Curtis compared the repeated broadcasting of Kirk’s death to the replaying of traumatic events like 9/11. “We watched those towers fall again and again,” she said, “and decades later, we still don’t fully understand the impact that has on our collective mind.”

Her comments—part empathy, part reflection on trauma—were immediately met with mixed reactions. Some praised her for showing compassion across ideological divides, while others accused her of hypocrisy, noting that Kirk had been an outspoken critic of transgender rights. The backlash was especially sharp because Curtis has a 29-year-old transgender daughter.

Social media erupted. Supporters called her words “graceful” and “deeply human,” while critics said she was “humanizing hate.” The debate spread fast, igniting arguments over whether compassion toward an ideological opponent should ever be controversial.

Days later, Curtis addressed the criticism directly in an interview with Variety, clarifying that her words had been misrepresented. “An excerpt of the interview mistranslated what I was saying,” she explained. “It made it sound like I was praising him, when I wasn’t. I was talking about his faith, not his politics.”

She went further, turning the moment into a larger reflection on how divided public discourse has become. “In today’s world, people can’t accept that two ideas can coexist,” she said. “You can disagree with someone completely and still acknowledge their humanity.

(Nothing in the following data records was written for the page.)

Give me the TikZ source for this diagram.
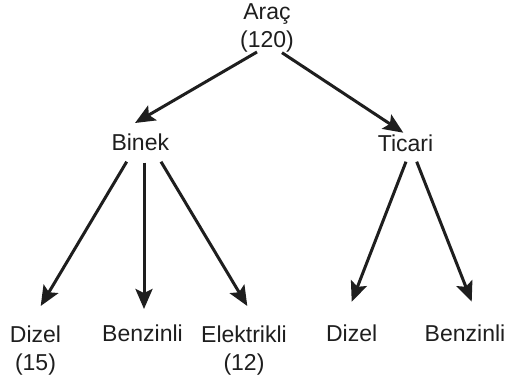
\documentclass[tikz,border=0pt]{standalone}
\usepackage{fontspec}
\setmainfont{Liberation Sans}
\usetikzlibrary{arrows.meta}
\definecolor{ink}{HTML}{1E1E1E}
\tikzset{
  lbl/.style={inner sep=0pt, align=center, text=ink, anchor=base,
    font=\fontsize{23}{28}\selectfont},
  arr/.style={draw=ink, line width=3pt,
    -{Stealth[length=20pt,width=17pt,inset=4pt]}}
}
\begin{document}
\begin{tikzpicture}[x=1pt,y=-1pt]
\useasboundingbox (0,0) rectangle (509,378);
\node[lbl] (arac) at (267,47.5) {Araç\\(120)};
\node[lbl] (binek) at (140.3,150.7) {Binek};
\node[lbl] (ticari) at (405.5,151.7) {Ticari};
\node[lbl] (bdizel) at (35.5,370) {Dizel\\(15)};
\node[lbl] (bbenz) at (142.5,341.7) {Benzinli};
\node[lbl] (belek) at (244,370) {Elektrikli\\(12)};
\node[lbl] (tdizel) at (351.7,341.7) {Dizel};
\node[lbl] (tbenz) at (465,341.7) {Benzinli};
% connector ends
\coordinate (a1) at (257,52);
\coordinate (a2) at (282,52.7);
\coordinate (bt) at (135,123);
\coordinate (tt) at (403.3,132.7);
\coordinate (b1) at (126.7,161.7);
\coordinate (b2) at (144,162.7);
\coordinate (b3) at (161,161.7);
\coordinate (d1) at (40.7,306);
\coordinate (d2) at (144,309);
\coordinate (d3) at (247.3,306);
\coordinate (t1) at (406,161.7);
\coordinate (t2) at (416.7,161.7);
\coordinate (e1) at (351.7,301.7);
\coordinate (e2) at (471.7,301.7);
\draw[arr] (a1) -- (bt);
\draw[arr] (a2) -- (tt);
\draw[arr] (b1) -- (d1);
\draw[arr] (b2) -- (d2);
\draw[arr] (b3) -- (d3);
\draw[arr] (t1) -- (e1);
\draw[arr] (t2) -- (e2);
\end{tikzpicture}
\end{document}
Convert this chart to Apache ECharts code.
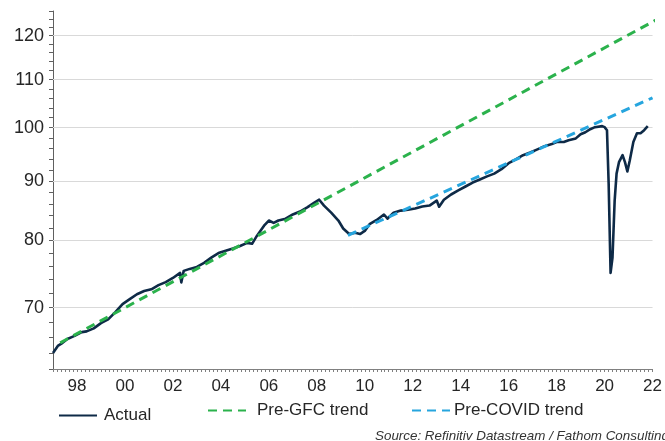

I can believe in Israel’s right to exist and also reject the destruction of Gaza. But if you say both, you’re vilified for being contradictory. That’s the binary trap we live in.”

Her statement didn’t erase the outrage, but it reframed the conversation. Some began to see her point—that empathy doesn’t have to equal approval. Others refused to budge, arguing that her platform gave undue legitimacy to someone they viewed as a harmful figure.

Throughout it all, Curtis stayed composed. “I know what I meant,” she said in closing. “My faith, my values, and my heart guide me. I don’t expect everyone to understand that.”

The incident has since become another flashpoint in the culture wars—a reminder of how empathy itself has turned political. Where one person sees compassion, another sees betrayal. Curtis’s words may not have changed minds, but they revealed how quickly the line between humanity and ideology has blurred.

Still, her core message stands: that grief and decency shouldn’t depend on which side you’re on. As she told Variety, “Someone died. A husband, a father, a man who believed in something. If we can’t recognize that without turning it into a fight, then we’ve lost something far greater.”

In an era where every statement is dissected and weaponized, Jamie Lee Curtis didn’t try to walk back her compassion—she doubled down on it. Whether the public accepts that nuance is another matter.